[Start of DATA EXTRACT]

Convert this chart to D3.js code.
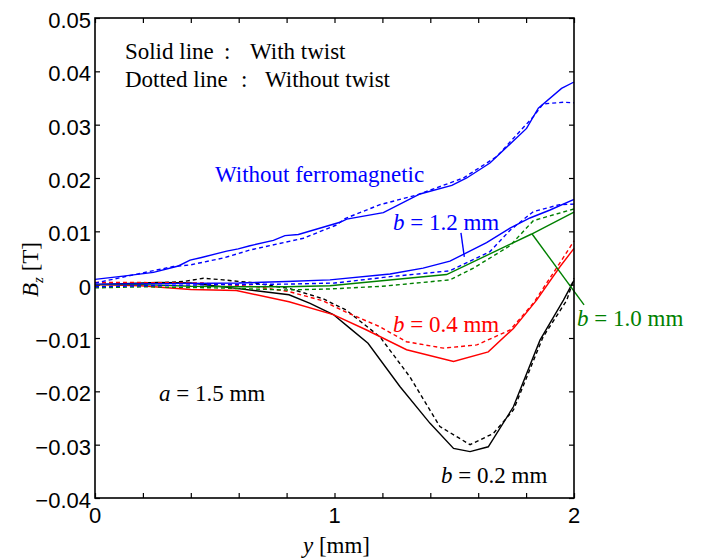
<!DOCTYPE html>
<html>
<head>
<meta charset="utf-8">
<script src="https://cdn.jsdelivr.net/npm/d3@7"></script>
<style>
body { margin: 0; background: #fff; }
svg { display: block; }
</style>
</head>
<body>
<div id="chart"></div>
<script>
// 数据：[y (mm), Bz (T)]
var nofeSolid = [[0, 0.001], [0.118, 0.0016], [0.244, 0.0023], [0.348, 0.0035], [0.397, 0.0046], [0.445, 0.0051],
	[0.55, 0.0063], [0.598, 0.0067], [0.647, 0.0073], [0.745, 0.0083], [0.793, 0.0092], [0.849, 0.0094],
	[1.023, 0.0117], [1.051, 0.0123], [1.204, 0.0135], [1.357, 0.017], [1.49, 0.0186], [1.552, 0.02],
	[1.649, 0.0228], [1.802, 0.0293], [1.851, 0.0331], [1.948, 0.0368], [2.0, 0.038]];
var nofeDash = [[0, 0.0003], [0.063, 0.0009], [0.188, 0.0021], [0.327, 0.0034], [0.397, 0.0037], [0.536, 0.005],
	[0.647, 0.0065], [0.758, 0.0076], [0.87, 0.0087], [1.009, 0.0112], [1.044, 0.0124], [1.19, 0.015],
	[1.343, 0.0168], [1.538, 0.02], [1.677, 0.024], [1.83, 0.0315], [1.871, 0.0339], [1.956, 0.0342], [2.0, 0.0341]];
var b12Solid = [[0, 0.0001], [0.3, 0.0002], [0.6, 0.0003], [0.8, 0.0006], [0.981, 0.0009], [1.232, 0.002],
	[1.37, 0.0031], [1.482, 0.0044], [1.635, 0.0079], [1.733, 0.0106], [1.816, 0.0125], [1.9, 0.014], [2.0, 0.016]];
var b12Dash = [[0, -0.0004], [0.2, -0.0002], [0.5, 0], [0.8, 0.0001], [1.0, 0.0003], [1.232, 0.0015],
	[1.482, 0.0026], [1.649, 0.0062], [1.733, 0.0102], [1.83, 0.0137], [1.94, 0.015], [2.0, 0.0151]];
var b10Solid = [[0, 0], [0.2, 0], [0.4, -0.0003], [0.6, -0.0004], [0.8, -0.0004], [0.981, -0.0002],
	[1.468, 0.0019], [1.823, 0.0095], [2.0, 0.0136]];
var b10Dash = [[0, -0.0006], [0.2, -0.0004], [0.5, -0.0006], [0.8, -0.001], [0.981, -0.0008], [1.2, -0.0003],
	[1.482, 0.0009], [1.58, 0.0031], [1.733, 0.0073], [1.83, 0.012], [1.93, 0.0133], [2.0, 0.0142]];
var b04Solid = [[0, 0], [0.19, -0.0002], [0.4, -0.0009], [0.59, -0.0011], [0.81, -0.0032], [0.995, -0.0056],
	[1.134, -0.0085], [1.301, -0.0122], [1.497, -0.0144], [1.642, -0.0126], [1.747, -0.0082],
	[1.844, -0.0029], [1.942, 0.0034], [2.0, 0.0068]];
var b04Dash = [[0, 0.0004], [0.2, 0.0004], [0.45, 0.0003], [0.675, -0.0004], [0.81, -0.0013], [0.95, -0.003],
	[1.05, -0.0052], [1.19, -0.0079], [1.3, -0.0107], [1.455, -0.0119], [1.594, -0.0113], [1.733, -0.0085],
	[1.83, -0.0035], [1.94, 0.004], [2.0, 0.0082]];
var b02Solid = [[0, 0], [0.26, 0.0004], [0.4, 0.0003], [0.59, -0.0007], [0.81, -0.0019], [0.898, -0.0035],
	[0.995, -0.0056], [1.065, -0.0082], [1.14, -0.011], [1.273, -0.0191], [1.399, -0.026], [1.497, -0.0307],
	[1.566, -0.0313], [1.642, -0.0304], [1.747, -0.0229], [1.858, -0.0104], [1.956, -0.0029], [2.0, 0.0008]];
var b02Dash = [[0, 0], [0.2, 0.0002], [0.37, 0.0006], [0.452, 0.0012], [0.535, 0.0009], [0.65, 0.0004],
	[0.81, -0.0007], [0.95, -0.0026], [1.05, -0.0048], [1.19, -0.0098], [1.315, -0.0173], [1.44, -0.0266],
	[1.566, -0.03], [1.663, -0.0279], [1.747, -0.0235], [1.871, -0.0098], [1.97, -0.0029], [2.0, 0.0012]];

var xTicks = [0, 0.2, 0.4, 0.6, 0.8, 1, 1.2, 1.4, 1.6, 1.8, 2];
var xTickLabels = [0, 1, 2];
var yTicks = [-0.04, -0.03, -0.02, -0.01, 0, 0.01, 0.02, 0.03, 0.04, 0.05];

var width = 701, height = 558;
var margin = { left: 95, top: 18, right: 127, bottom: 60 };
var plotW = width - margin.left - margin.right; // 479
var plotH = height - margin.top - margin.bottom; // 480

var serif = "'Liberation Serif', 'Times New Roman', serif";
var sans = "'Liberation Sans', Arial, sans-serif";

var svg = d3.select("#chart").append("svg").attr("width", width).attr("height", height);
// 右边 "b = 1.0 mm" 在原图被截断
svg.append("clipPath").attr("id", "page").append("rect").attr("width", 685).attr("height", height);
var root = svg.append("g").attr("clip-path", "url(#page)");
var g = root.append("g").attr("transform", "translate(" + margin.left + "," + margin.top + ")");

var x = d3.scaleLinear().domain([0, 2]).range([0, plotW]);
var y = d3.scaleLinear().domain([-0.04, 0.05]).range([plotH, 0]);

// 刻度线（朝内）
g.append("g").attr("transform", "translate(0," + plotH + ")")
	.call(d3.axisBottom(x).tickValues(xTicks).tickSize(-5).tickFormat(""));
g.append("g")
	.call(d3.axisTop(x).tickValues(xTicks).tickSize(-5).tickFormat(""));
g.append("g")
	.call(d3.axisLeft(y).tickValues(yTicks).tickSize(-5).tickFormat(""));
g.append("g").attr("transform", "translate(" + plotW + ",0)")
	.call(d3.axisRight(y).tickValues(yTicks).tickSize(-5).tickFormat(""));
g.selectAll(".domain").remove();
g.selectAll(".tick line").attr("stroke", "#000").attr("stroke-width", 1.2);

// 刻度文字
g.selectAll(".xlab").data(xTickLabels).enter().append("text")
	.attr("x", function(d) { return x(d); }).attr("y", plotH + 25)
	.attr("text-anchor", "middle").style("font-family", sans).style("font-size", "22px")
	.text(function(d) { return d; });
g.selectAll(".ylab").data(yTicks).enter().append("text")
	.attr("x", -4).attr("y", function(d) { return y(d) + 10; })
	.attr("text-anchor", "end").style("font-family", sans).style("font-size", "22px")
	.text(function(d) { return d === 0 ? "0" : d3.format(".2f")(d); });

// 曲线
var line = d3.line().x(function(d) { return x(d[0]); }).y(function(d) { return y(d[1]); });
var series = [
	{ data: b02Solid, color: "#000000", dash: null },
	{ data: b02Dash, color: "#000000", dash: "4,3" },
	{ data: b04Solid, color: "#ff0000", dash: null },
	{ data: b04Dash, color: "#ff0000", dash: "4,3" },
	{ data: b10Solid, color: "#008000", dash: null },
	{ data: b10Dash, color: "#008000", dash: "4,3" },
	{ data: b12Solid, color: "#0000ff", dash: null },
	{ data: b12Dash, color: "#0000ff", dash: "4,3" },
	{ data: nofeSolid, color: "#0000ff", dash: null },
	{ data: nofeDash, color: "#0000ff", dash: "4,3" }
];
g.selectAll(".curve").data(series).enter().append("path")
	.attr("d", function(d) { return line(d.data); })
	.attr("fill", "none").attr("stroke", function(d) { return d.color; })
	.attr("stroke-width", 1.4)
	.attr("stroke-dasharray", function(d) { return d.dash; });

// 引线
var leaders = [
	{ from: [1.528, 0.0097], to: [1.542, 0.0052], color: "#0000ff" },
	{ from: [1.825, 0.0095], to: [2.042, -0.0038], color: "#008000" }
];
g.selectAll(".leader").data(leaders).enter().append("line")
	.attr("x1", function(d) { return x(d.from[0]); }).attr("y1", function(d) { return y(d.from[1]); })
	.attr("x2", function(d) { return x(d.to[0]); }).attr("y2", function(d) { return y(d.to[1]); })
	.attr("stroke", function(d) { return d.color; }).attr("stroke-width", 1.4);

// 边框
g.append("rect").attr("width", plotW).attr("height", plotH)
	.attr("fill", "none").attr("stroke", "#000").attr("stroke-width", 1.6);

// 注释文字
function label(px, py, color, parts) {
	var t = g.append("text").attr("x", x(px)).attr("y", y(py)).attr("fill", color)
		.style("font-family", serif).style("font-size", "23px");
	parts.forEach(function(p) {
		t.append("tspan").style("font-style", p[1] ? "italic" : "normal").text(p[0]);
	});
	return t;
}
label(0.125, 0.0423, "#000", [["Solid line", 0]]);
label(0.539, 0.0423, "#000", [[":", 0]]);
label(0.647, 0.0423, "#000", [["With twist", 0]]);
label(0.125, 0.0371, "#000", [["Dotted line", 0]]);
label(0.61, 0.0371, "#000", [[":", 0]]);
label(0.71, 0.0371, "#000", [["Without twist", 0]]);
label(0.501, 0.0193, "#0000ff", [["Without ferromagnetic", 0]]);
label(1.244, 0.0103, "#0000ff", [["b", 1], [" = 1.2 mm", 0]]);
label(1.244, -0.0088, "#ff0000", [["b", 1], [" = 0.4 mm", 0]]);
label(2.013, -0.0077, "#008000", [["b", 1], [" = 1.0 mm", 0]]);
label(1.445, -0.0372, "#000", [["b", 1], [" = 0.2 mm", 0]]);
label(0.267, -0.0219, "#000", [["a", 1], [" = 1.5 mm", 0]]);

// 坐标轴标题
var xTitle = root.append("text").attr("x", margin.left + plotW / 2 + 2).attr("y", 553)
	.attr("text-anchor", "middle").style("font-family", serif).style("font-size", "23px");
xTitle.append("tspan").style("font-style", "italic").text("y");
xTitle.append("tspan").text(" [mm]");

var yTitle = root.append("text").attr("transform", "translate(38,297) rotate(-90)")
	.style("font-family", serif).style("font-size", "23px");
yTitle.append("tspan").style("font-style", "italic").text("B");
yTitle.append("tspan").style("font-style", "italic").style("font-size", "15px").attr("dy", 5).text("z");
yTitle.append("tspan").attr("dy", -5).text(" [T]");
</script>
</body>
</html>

[End of DATA EXTRACT]

* **YOUR TASK**:
Tally the lines of the data that contain the string "chart" and report the total alone.

* **ANSWER BELOW**:
3